# Where to start?



## Sol Invictus

I want to start at the very beginning. As a child, my mother taught me the very basics of music and in middle school I played French horn. I'm afraid from that time to now I've forgotten most of it and have difficulty understanding music notation. Is there some online resources to help relearn this?


----------



## Pugg

Sol Invictus said:


> I want to start at the very beginning. As a child, my mother taught me the very basics of music and in middle school I played French horn. I'm afraid from that time to now I've forgotten most of it and have difficulty understanding music notation. Is there some online resources to help relearn this?
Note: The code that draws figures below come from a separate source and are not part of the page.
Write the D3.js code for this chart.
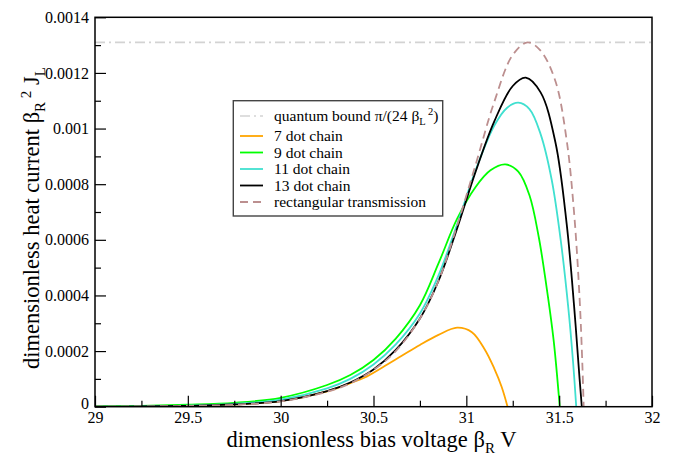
<!DOCTYPE html>
<html>
<head>
<meta charset="utf-8">
<script src="https://cdn.jsdelivr.net/npm/d3@7"></script>
<style>
  html, body { margin: 0; padding: 0; background: #fff; }
  svg { display: block; }
  text { font-family: "Liberation Serif", "DejaVu Serif", serif; }
</style>
</head>
<body>
<svg id="chart" width="680" height="459"></svg>
<script>
// ---------- data ----------
const quantumBound = 0.00131;

// series values are in units of 1e-4
const x7  = [29.0, 29.25, 29.5, 29.75, 30.0, 30.25, 30.375, 30.45, 30.55, 30.65, 30.75, 30.85, 30.95, 31.03, 31.1, 31.15, 31.19, 31.222];
const y7  = [0, 0.01, 0.03, 0.08, 0.2, 0.55, 0.85, 1.04, 1.42, 1.82, 2.22, 2.58, 2.84, 2.68, 2.05, 1.38, 0.72, 0];

const x9  = [29.0, 29.25, 29.5, 29.75, 30.0, 30.25, 30.375, 30.5, 30.62, 30.75, 30.85, 30.95, 31.05, 31.13, 31.21, 31.28, 31.34, 31.39, 31.43, 31.47, 31.503];
const y9  = [0.01, 0.03, 0.07, 0.14, 0.32, 0.78, 1.14, 1.68, 2.45, 3.65, 5.15, 6.75, 7.9, 8.5, 8.71, 8.45, 7.6, 6.1, 4.4, 2.4, 0];

const x11 = [29.0, 29.25, 29.5, 29.75, 30.0, 30.25, 30.375, 30.5, 30.62, 30.75, 30.85, 30.95, 31.05, 31.15, 31.22, 31.28, 31.34, 31.4, 31.46, 31.51, 31.55, 31.575, 31.592];
const y11 = [0, 0.01, 0.04, 0.1, 0.25, 0.66, 1.0, 1.52, 2.24, 3.35, 4.72, 6.55, 8.5, 10.1, 10.75, 10.93, 10.7, 9.8, 8.15, 5.9, 3.5, 1.6, 0];

const x13 = [29.0, 29.25, 29.5, 29.75, 30.0, 30.25, 30.375, 30.5, 30.62, 30.75, 30.85, 30.95, 31.05, 31.15, 31.25, 31.32, 31.4, 31.48, 31.54, 31.58, 31.61, 31.622];
const y13 = [0, 0.01, 0.03, 0.08, 0.2, 0.56, 0.87, 1.34, 2.04, 3.17, 4.52, 6.4, 8.45, 10.25, 11.53, 11.83, 11.3, 9.5, 6.6, 3.65, 1.0, 0];

const xRect = [29.0, 29.25, 29.5, 29.75, 30.0, 30.25, 30.375, 30.5, 30.62, 30.75, 30.85, 30.95, 31.05, 31.15, 31.25, 31.33, 31.4, 31.48, 31.54, 31.58, 31.61, 31.625, 31.632];
const yRect = [0, 0.01, 0.03, 0.07, 0.19, 0.54, 0.84, 1.32, 2.0, 3.17, 4.52, 6.5, 8.7, 10.95, 12.65, 13.1, 12.8, 11.7, 9.6, 7.0, 3.9, 1.5, 0];

const yUnit = 1e-4;

const xTicksMajor = [29, 29.5, 30, 30.5, 31, 31.5, 32];
const xTickLabels = ["29", "29.5", "30", "30.5", "31", "31.5", "32"];
const xTicksMinor = [29.25, 29.75, 30.25, 30.75, 31.25, 31.75];
const yTicksMajor = [0, 0.0002, 0.0004, 0.0006, 0.0008, 0.001, 0.0012, 0.0014];
const yTickLabels = ["0", "0.0002", "0.0004", "0.0006", "0.0008", "0.001", "0.0012", "0.0014"];
const yTicksMinor = [0.0001, 0.0003, 0.0005, 0.0007, 0.0009, 0.0011, 0.0013];

const seriesNames = ["7 dot chain", "9 dot chain", "11 dot chain", "13 dot chain", "rectangular transmission"];
const seriesColors = ["#ffa500", "#00ff00", "#40e0d0", "#000000", "#bc8f8f"];

// ---------- layout ----------
const svg = d3.select("#chart");
const L = 95, R = 652, T = 17.3, B = 406.7;
const x = d3.scaleLinear().domain([29, 32]).range([L, R]);
const y = d3.scaleLinear().domain([0, 0.0014]).range([B, T]);

const series = [
  {xs: x7, ys: y7}, {xs: x9, ys: y9}, {xs: x11, ys: y11}, {xs: x13, ys: y13}, {xs: xRect, ys: yRect}
].map((s, i) => ({
  name: seriesNames[i], color: seriesColors[i],
  pts: s.xs.map((v, j) => [v, s.ys[j] * yUnit])
}));

svg.append("clipPath").attr("id", "clip").append("rect")
  .attr("x", L).attr("y", T).attr("width", R - L).attr("height", B - T);

const plot = svg.append("g").attr("clip-path", "url(#clip)");

// quantum bound line
plot.append("line")
  .attr("x1", L).attr("x2", R)
  .attr("y1", y(quantumBound)).attr("y2", y(quantumBound))
  .attr("stroke", "#d3d3d3").attr("stroke-width", 1.6)
  .attr("stroke-dasharray", "10,4,2,4");

const line = d3.line().x(d => x(d[0])).y(d => y(d[1])).curve(d3.curveCatmullRom.alpha(0.5));

series.forEach((s, i) => {
  plot.append("path")
    .attr("d", line(s.pts))
    .attr("fill", "none")
    .attr("stroke", s.color)
    .attr("stroke-width", 1.8)
    .attr("stroke-dasharray", i === 4 ? "8,5" : null);
});

// ---------- axes ----------
const xAxis = svg.append("g").attr("transform", `translate(0,${B})`)
  .call(d3.axisBottom(x).tickValues(xTicksMajor).tickSize(-11).tickPadding(4.5)
    .tickFormat((d, i) => xTickLabels[i]));
const xAxisMinor = svg.append("g").attr("transform", `translate(0,${B})`)
  .call(d3.axisBottom(x).tickValues(xTicksMinor).tickSize(-6).tickFormat(""));
const yAxis = svg.append("g").attr("transform", `translate(${L},0)`)
  .call(d3.axisLeft(y).tickValues(yTicksMajor).tickSize(-11).tickPadding(6)
    .tickFormat((d, i) => yTickLabels[i]));
const yAxisMinor = svg.append("g").attr("transform", `translate(${L},0)`)
  .call(d3.axisLeft(y).tickValues(yTicksMinor).tickSize(-6).tickFormat(""));

[xAxis, xAxisMinor, yAxis, yAxisMinor].forEach(g => {
  g.select(".domain").remove();
  g.selectAll(".tick line").attr("stroke", "#000").attr("stroke-width", 1.2);
  g.selectAll(".tick text").attr("fill", "#000").attr("font-size", 16)
    .attr("font-family", "'Liberation Serif', serif");
});
yAxis.selectAll(".tick text").filter((d) => d === 0).attr("dy", "0.1em");

// frame
svg.append("rect").attr("x", L).attr("y", T).attr("width", R - L).attr("height", B - T)
  .attr("fill", "none").attr("stroke", "#000").attr("stroke-width", 1.5);

// ---------- axis titles ----------
const xt = svg.append("text").attr("x", (L + R) / 2 - 2).attr("y", 447)
  .attr("text-anchor", "middle").attr("font-size", 22.5).attr("fill", "#000");
xt.append("tspan").text("dimensionless bias voltage β");
xt.append("tspan").attr("font-size", 15).attr("dy", 6).text("R");
xt.append("tspan").attr("dy", -6).text(" V");

const yt = svg.append("text")
  .attr("transform", `translate(39,${(T + B) / 2 + 6}) rotate(-90)`)
  .attr("text-anchor", "middle").attr("font-size", 22.5).attr("fill", "#000");
yt.append("tspan").text("dimensionless heat current β");
yt.append("tspan").attr("font-size", 15).attr("dy", 6).text("R");
yt.append("tspan").attr("font-size", 15).attr("dy", -14).text(" 2");
yt.append("tspan").attr("dy", 8).text(" J");
yt.append("tspan").attr("font-size", 15).attr("dy", 6).text("L");

// ---------- legend ----------
const lg = svg.append("g");
lg.append("rect").attr("x", 233.3).attr("y", 100.7).attr("width", 209.4).attr("height", 115.3)
  .attr("fill", "#fff").attr("stroke", "#444").attr("stroke-width", 1.4);

const rowY = [116, 136, 152.5, 169, 185.5, 202];
const lx1 = 240, lx2 = 263, tx = 274;
const fs = 15.5;

lg.append("line").attr("x1", lx1).attr("x2", lx2).attr("y1", rowY[0]).attr("y2", rowY[0])
  .attr("stroke", "#d3d3d3").attr("stroke-width", 1.6).attr("stroke-dasharray", "10,4,2,4");
const qt = lg.append("text").attr("x", tx).attr("y", rowY[0] + 5).attr("font-size", fs).attr("fill", "#000");
qt.append("tspan").text("quantum bound π/(24 β");
qt.append("tspan").attr("font-size", 10.5).attr("dy", 4).text("L");
qt.append("tspan").attr("font-size", 10.5).attr("dy", -10).text(" 2");
qt.append("tspan").attr("dy", 6).text(")");

series.forEach((s, i) => {
  const yy = rowY[i + 1];
  lg.append("line").attr("x1", lx1).attr("x2", lx2).attr("y1", yy).attr("y2", yy)
    .attr("stroke", s.color).attr("stroke-width", 1.8)
    .attr("stroke-dasharray", i === 4 ? "8,5" : null);
  lg.append("text").attr("x", tx).attr("y", yy + 5).attr("font-size", fs).attr("fill", "#000")
    .text(s.name);
});
</script>
</body>
</html>
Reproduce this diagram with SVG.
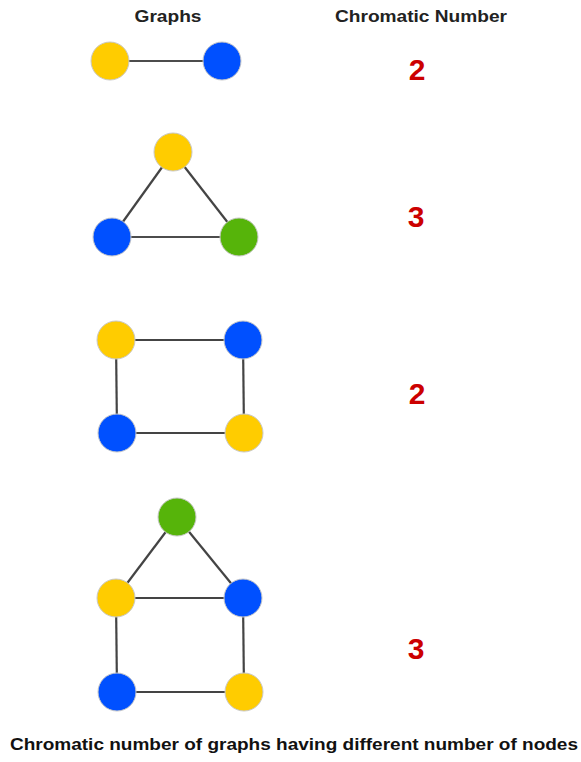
<svg xmlns="http://www.w3.org/2000/svg" width="581" height="762" viewBox="0 0 581 762">
<style>
.y{fill:#FFCC00}
.b{fill:#0050FF}
.g{fill:#56B40A}
circle{stroke:#c8c8c8;stroke-width:1}
.e{stroke:#444;stroke-width:2.2;fill:none}
.e1{stroke:#111;stroke-width:1.5}
.h{font-family:"Liberation Sans",Arial,sans-serif;font-weight:bold;font-size:17px;fill:#222;text-anchor:middle}
.n{font-family:"Liberation Sans",Arial,sans-serif;font-weight:bold;font-size:30px;fill:#CC0000;text-anchor:middle}
.c{font-family:"Liberation Sans",Arial,sans-serif;font-weight:bold;font-size:17px;fill:#111;text-anchor:middle}
</style>
<rect width="581" height="762" fill="#fff"/>
<text class="h" x="168" y="22" textLength="67" lengthAdjust="spacingAndGlyphs">Graphs</text>
<text class="h" x="421" y="22" textLength="172" lengthAdjust="spacingAndGlyphs">Chromatic Number</text>
<g id="connectors">
<line class="e1" x1="110" y1="61" x2="222" y2="61"/>
<line class="e" x1="173" y1="152" x2="112" y2="237"/>
<line class="e" x1="173" y1="152" x2="239" y2="237"/>
<line class="e1" x1="112" y1="237" x2="239" y2="237"/>
<line class="e" x1="116" y1="340" x2="243" y2="340"/>
<line class="e" x1="116" y1="340" x2="117" y2="433"/>
<line class="e" x1="243" y1="340" x2="244" y2="433"/>
<line class="e" x1="117" y1="433" x2="244" y2="433"/>
<line class="e" x1="177" y1="517" x2="116" y2="598"/>
<line class="e" x1="177" y1="517" x2="243" y2="598"/>
<line class="e" x1="116" y1="598" x2="243" y2="598"/>
<line class="e" x1="116" y1="598" x2="117" y2="692"/>
<line class="e" x1="243" y1="598" x2="244" y2="692"/>
<line class="e" x1="117" y1="692" x2="244" y2="692"/>
</g>
<g id="g1a"><circle class="y" cx="110" cy="61" r="19"/></g>
<g id="g1b"><circle class="b" cx="222" cy="61" r="19"/></g>
<g id="g2a"><circle class="y" cx="173" cy="152" r="19"/></g>
<g id="g2b"><circle class="b" cx="112" cy="237" r="19"/></g>
<g id="g2c"><circle class="g" cx="239" cy="237" r="19"/></g>
<g id="g3a"><circle class="y" cx="116" cy="340" r="19"/></g>
<g id="g3b"><circle class="b" cx="243" cy="340" r="19"/></g>
<g id="g3c"><circle class="b" cx="117" cy="433" r="19"/></g>
<g id="g3d"><circle class="y" cx="244" cy="433" r="19"/></g>
<g id="g4a"><circle class="g" cx="177" cy="517" r="19"/></g>
<g id="g4b"><circle class="y" cx="116" cy="598" r="19"/></g>
<g id="g4c"><circle class="b" cx="243" cy="598" r="19"/></g>
<g id="g4d"><circle class="b" cx="117" cy="692" r="19"/></g>
<g id="g4e"><circle class="y" cx="244" cy="692" r="19"/></g>
<text class="n" x="417" y="80">2</text>
<text class="n" x="416" y="227">3</text>
<text class="n" x="417" y="404">2</text>
<text class="n" x="416" y="659">3</text>
<text class="c" x="294" y="750" textLength="568" lengthAdjust="spacingAndGlyphs">Chromatic number of graphs having different number of nodes</text>
</svg>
You can try use the internet for searching in your neck of the woods.


----------



## Amadeus Tentacles

Musictheory.net is a really good website to use! thats the one I use. Also just buying certain text books and stuff helps out alot. But you have to be pretty dedicated if you want to learn alot about your instrument and notation. Remember to take your time.


----------



## johankillen

Try to understand the notesystem. Then go trough the major chords and try to understand how it works. I think its a very nice begin with  
As he mention above, musictheroy.net should be good!


----------



## Sol Invictus

I've already picked up the third edition of Music Theory for Dummies but I will definitely check out musictheory.net. Thank you for the suggestions.


----------